Note- I do not claim to own the Hunger Games or the characters used in this story. All rights go to Suzanne Collins.

I wake up. Shivering, cold, alone and shaking, violently. Although, I'm not alone. No. I will never be alone. Not now. Not since we came home. I must remind myself this every time I awaken from those horrifying illusions. Next to me, I feel his warm body pressed against mine, his arms trapping me in his snare, his soft tones coaxing me back to sleep, reassuring me. I struggle with the witchcraft he so elegantly uses against me. His spells rolling so easily from his soft tongue. His lips, compared to my venomous spitting, press the sounds from his mouth. I scream, angered by the power he has over me. I do not want to sleep. I want to escape these dreadful nightmares that remind me of the terrors we faced in the arena, the rebellion. It's over now, but so quickly it returns to me as I fall into oblivion. I mustn't let him force me back there. "No!" I'm flailing now, kicking and clawing at him in a desperate attempt to escape his grasp. "Let me go!" I screech. He hushes me, tightening his lock with my every move. Why must he do this to me? Doesn't he see how each nightmare, each pair of mutts eyes, each of Prim's disabling screams from those revolting Jabberjays, each hint of rose, each drop of blood, scars me beyond repair? I am beyond repair. I see this now. This is why it does not matter to him. Sinking into his strong chest, eventually I tire, cursing under my breath. Not once does he stop with his comforting words or his gentle hushing. Before I slip away, I ask him one question. "Why?" He must be wondering if I'm going to add to my question, or if he'll ever have an answer because I still have no response when I'm ensnared once again by the darkness, my head rising and falling with his sturdy rhythm.

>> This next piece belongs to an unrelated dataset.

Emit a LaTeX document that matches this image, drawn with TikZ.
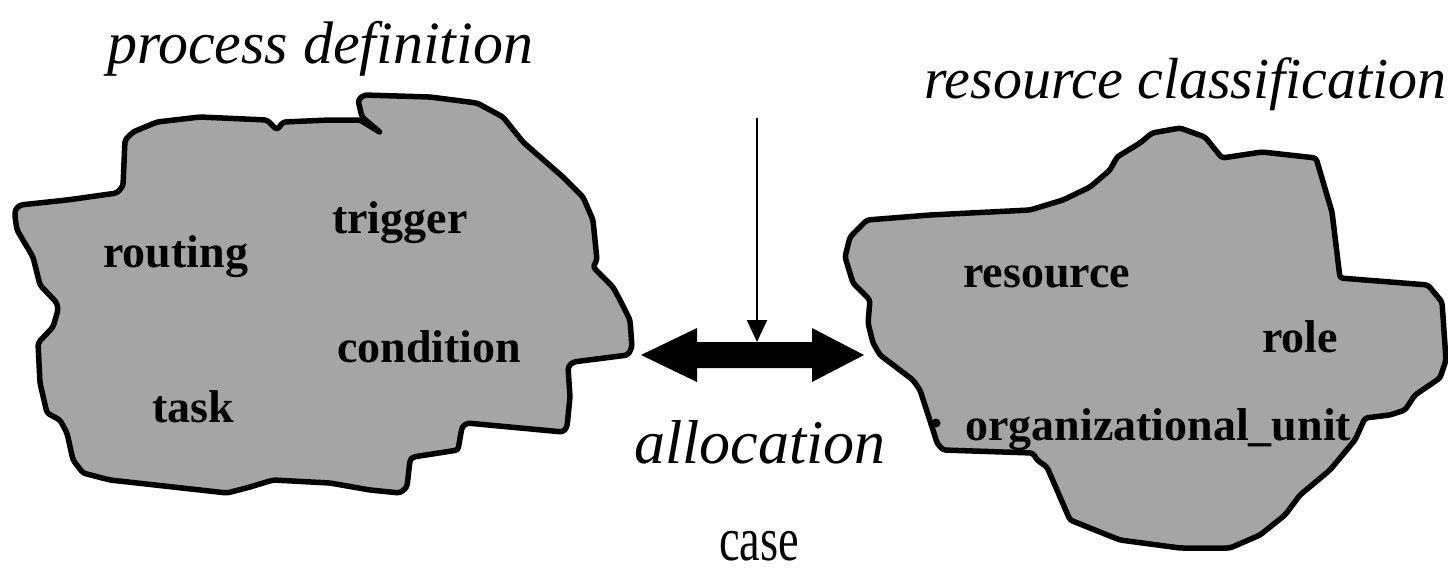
\documentclass[tikz,border=0pt]{standalone}
\usepackage{fontspec}
\usepackage{graphicx}
\setmainfont{Liberation Serif}
\usetikzlibrary{arrows.meta}
\definecolor{blobgray}{RGB}{165,165,165}
\begin{document}
\begin{tikzpicture}[x=1pt,y=-1pt,
  blob/.style={draw=black,fill=blobgray,line width=5.5pt,line join=round,rounded corners=3pt},
  term/.style={font=\fontsize{46}{50}\selectfont\bfseries,inner sep=0pt,anchor=base west},
  title/.style={font=\fontsize{60}{64}\selectfont\itshape,inner sep=0pt,anchor=base west},
  plain/.style={font=\fontsize{62}{64}\selectfont,inner sep=0pt,anchor=base west},
  bigarrow/.style={fill=black},
  pointer/.style={line width=2pt,-{Triangle[length=22pt,width=20pt]}}
]
\useasboundingbox (0,0) rectangle (1448,576);

% process definition blob
\draw[blob] (15,210) -- (20,205) -- (67,200) -- (117,193) -- (123,186) -- (125,140) -- (133,132)
  -- (157,122) -- (200,117) -- (267,120) -- (277,130) -- (283,122) -- (330,120) -- (360,120)
  -- (381,133) -- (362,117) -- (358,100) -- (364,95) -- (430,97) -- (477,103) -- (503,117)
  -- (523,142) -- (563,177) -- (583,197) -- (593,220) -- (597,260) -- (593,267) -- (613,287)
  -- (620,300) -- (630,320) -- (632,347) -- (628,355) -- (573,362) -- (568,367) -- (570,397)
  -- (567,427) -- (563,432) -- (467,423) -- (462,427) -- (458,450) -- (413,457) -- (410,460)
  -- (407,487) -- (400,493) -- (370,490) -- (330,483) -- (273,480) -- (250,487) -- (227,493)
  -- (200,490) -- (110,480) -- (83,473) -- (73,460) -- (67,433) -- (60,420) -- (47,413)
  -- (40,383) -- (38,343) -- (53,327) -- (58,310) -- (57,303) -- (40,285) -- (33,257)
  -- (17,230) -- (15,217) -- cycle;

% resource classification blob
\draw[blob] (845,257) -- (850,237) -- (867,220) -- (930,215) -- (1030,210) -- (1063,200)
  -- (1090,187) -- (1110,170) -- (1117,157) -- (1140,143) -- (1152,133) -- (1180,128)
  -- (1205,137) -- (1222,158) -- (1262,152) -- (1316,158) -- (1332,212) -- (1340,278)
  -- (1428,285) -- (1442,302) -- (1446,360) -- (1440,378) -- (1415,395) -- (1405,410)
  -- (1390,415) -- (1365,418) -- (1355,440) -- (1345,452) -- (1330,470) -- (1300,495)
  -- (1285,515) -- (1260,535) -- (1230,548) -- (1180,548) -- (1120,540) -- (1070,520)
  -- (1047,467) -- (1037,460) -- (1033,453) -- (943,450) -- (937,443) -- (933,430)
  -- (920,390) -- (913,380) -- (880,355) -- (873,343) -- (868,323) -- (870,300)
  -- (853,283) -- cycle;
\fill (936,423) circle (4.5);

% terms
\node[term] (routing) at (103,267) {routing};
\node[term] (trigger) at (332,233) {trigger};
\node[term] (condition) at (337,362) {condition};
\node[term] (task) at (152,422) {task};
\node[term] (resource) at (963,287) {resource};
\node[term] (role) at (1262,352) {role};
\node[term] (orgunit) at (965,440) {organizational\_unit};

% titles
\node[title] (procdef) at (107,63) {process definition};
\node[title,font=\fontsize{58}{62}\selectfont\itshape,anchor=base east] (resclass) at (1447,98) {resource classification};
\node[title,font=\fontsize{62}{66}\selectfont\itshape] (allocation) at (634,463) {allocation};
\node[plain] (case) at (719,560) {\scalebox{0.75}[1]{case}};

% double arrow
\coordinate (shafttop) at (757,342);
\coordinate (casein) at (757,118);
\fill[bigarrow] (641,355) -- (697,328) -- (697,342) -- (812,342) -- (812,328) -- (864,355)
  -- (812,382) -- (812,368) -- (697,368) -- (697,382) -- cycle;
\draw[pointer] (casein) -- (shafttop);
\end{tikzpicture}
\end{document}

I wake again. This time to the dazzling rays striking through my window pane and my hands relaxed by my side. My hearts pounding, but I do not scream, and I am not shaking. "Maybe I'm getting better" I whisper to myself, although I'm fully aware that this is very unlikely, I've had long enough now to recover, and I have not. Sometimes I wonder if I ever will, if time, the universal healer of both a broken heart and mind, can even fix me. I sit up, embracing the warmth from the morning sun, tilting my head back slightly. I don't smile, but I feel happy, well happier than usual anyway. With a sudden urge to be proactive, I swing my legs from the bed and hop onto my toes, searching for a t-shirt to throw over my underclothes as I dodge the medicine bottles and damp wash flannels. Sometimes, when I'm having a particularly bad night, he'll wet them and press them against my head in another attempt to calm me. From the sight, I can see last night was one of those nights, though I can't remember it. I find his shirt laying on the floor, scrunched up in the corner, as if it had been thrown in a moment of frustration. It makes sense. With me refusing to recover and all, surely he's getting tired of me by now. I sigh. Disappointed by my own selfishness. I wish I could be better, or act as if I am. That way he wouldn't feel the need to stay, I don't want him to leave, but I don't want him to stay either. I bend down to retrieve the shirt and as I pull it over my head I smell his strong odour that I've grown so accustomed to. Careful to keep my positive mind, I do not linger in my bedroom, and after opening my window I float towards the stairs, not stopping think of how I looked in his oversized shirt.

I slip into the living room, the TVs blaring bright colours around the room. It's such a contrast to the programs before the revolution to the Capitol propaganda and the droning voices. Even the littlest of changes become apparent when you're locked up for so long. I say locked up, what I mean is trapped. I can leave, physically, but emotionally? No. I could never bring myself to leave this house. For some reason, I creep towards the kitchen, afraid to make him aware of my presence. He stands at the sink, the tap gushing out water as steam rises around him, fogging the window before him. Mechanically, he washes the dishes, each action being perfectly timed. I remember it's not just me who suffered from the games. He's almost finished when he stops to exhale a lungful of air, it's my sigh, only it contains something more, confusion we both share, and I can hear the hopeless lost feeling I experience on occasion, but no. The sound he makes is the sound a person is faced with a dilemma, when a choice is to be made. Curious, I wait, hoping he'll reveal more. I get nothing and so I approach him, slower than before, and begin to dry the dishes he washes with so much precision. As I stand there, heated by the steam, comforted by his presence and occupied by my task, I can only bring one sentence to cross my lips "Why did you choose me?"